→ DATA EXCERPT

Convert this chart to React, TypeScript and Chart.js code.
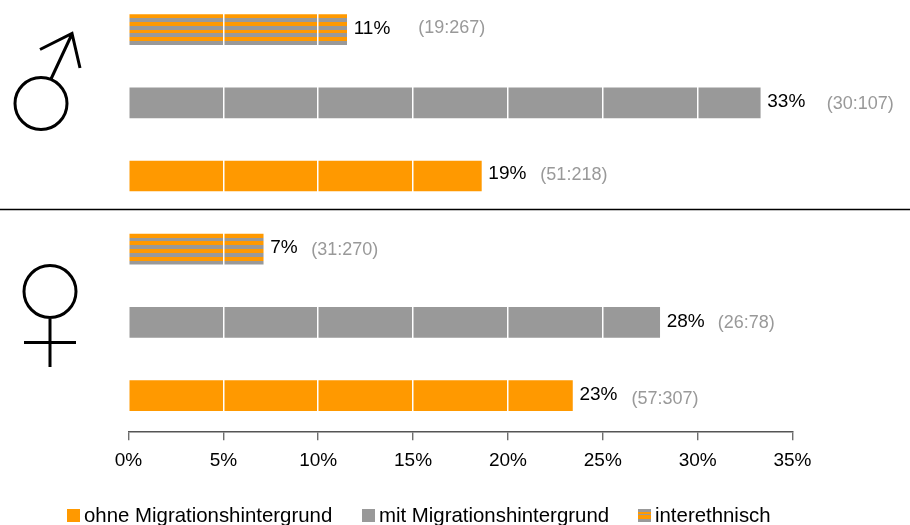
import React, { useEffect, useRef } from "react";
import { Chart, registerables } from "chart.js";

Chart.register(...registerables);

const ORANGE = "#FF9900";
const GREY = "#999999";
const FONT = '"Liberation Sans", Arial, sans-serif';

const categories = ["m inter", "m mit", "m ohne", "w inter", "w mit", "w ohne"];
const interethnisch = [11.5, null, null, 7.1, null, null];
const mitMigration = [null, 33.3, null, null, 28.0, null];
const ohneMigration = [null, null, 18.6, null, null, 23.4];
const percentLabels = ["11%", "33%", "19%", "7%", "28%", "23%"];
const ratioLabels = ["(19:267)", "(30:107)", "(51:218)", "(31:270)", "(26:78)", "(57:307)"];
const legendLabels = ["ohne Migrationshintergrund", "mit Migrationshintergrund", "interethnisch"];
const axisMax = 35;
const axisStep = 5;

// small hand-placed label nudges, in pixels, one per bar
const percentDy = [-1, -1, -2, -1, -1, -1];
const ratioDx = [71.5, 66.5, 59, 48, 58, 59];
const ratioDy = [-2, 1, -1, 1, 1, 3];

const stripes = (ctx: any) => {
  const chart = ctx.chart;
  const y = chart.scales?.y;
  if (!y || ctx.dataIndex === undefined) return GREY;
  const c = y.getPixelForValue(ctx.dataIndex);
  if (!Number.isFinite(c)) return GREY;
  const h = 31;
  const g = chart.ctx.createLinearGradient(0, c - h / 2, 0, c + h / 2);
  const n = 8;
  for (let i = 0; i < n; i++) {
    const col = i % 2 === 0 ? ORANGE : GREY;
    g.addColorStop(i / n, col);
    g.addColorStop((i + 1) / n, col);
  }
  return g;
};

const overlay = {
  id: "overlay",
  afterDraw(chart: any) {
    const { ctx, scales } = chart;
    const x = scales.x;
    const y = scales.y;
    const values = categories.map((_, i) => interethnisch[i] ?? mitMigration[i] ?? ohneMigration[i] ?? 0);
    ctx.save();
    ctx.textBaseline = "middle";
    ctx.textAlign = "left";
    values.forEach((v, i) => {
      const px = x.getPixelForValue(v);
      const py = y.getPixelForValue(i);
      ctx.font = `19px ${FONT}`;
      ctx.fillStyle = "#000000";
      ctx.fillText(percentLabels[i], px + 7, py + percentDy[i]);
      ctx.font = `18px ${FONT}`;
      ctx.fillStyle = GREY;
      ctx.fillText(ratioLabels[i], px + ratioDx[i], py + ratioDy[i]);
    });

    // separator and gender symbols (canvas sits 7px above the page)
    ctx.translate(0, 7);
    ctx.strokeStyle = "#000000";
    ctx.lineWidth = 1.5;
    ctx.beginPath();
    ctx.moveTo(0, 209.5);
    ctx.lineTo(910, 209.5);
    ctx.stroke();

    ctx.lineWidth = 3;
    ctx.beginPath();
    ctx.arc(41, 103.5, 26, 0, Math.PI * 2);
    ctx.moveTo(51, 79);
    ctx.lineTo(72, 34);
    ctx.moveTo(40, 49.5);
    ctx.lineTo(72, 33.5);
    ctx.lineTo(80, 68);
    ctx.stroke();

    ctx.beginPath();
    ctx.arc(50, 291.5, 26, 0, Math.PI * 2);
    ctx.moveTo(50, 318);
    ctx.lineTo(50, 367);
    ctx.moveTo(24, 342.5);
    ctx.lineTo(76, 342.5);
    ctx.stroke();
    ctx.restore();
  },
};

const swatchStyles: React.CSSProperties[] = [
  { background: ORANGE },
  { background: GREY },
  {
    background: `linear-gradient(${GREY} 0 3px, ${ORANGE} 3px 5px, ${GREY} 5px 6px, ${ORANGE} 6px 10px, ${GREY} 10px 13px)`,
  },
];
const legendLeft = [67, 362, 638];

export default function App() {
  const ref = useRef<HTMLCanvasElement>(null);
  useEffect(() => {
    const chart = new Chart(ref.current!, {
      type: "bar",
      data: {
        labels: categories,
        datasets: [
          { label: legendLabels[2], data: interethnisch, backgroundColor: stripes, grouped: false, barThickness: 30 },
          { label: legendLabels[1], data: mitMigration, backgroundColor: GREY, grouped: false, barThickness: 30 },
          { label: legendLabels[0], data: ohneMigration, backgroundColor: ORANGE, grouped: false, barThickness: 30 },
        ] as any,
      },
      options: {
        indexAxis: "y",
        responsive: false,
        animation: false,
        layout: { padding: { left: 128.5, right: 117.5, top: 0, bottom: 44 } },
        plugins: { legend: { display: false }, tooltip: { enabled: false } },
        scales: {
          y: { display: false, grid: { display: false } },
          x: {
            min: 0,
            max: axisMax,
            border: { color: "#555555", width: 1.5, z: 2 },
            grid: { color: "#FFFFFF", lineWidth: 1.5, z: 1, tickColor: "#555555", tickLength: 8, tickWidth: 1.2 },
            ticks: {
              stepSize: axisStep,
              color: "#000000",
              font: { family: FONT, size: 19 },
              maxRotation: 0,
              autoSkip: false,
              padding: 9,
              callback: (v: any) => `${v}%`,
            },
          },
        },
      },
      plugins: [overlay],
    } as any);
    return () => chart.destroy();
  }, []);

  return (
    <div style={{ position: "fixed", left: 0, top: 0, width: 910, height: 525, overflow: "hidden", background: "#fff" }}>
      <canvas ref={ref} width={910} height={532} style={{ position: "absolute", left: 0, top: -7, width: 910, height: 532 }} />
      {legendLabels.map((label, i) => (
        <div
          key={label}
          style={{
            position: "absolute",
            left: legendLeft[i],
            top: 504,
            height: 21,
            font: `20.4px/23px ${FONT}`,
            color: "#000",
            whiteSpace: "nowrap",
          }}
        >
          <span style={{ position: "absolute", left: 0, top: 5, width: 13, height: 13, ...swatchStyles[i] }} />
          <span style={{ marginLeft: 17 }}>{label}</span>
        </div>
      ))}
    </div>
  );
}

→ WHAT IS REQUIRED
Identify and list each line with the word "React".

→ RESPONSE TO THIS EXERCISE
Convert this chart to React, TypeScript and Chart.js code.
import React, { useEffect, useRef } from "react";
const swatchStyles: React.CSSProperties[] = [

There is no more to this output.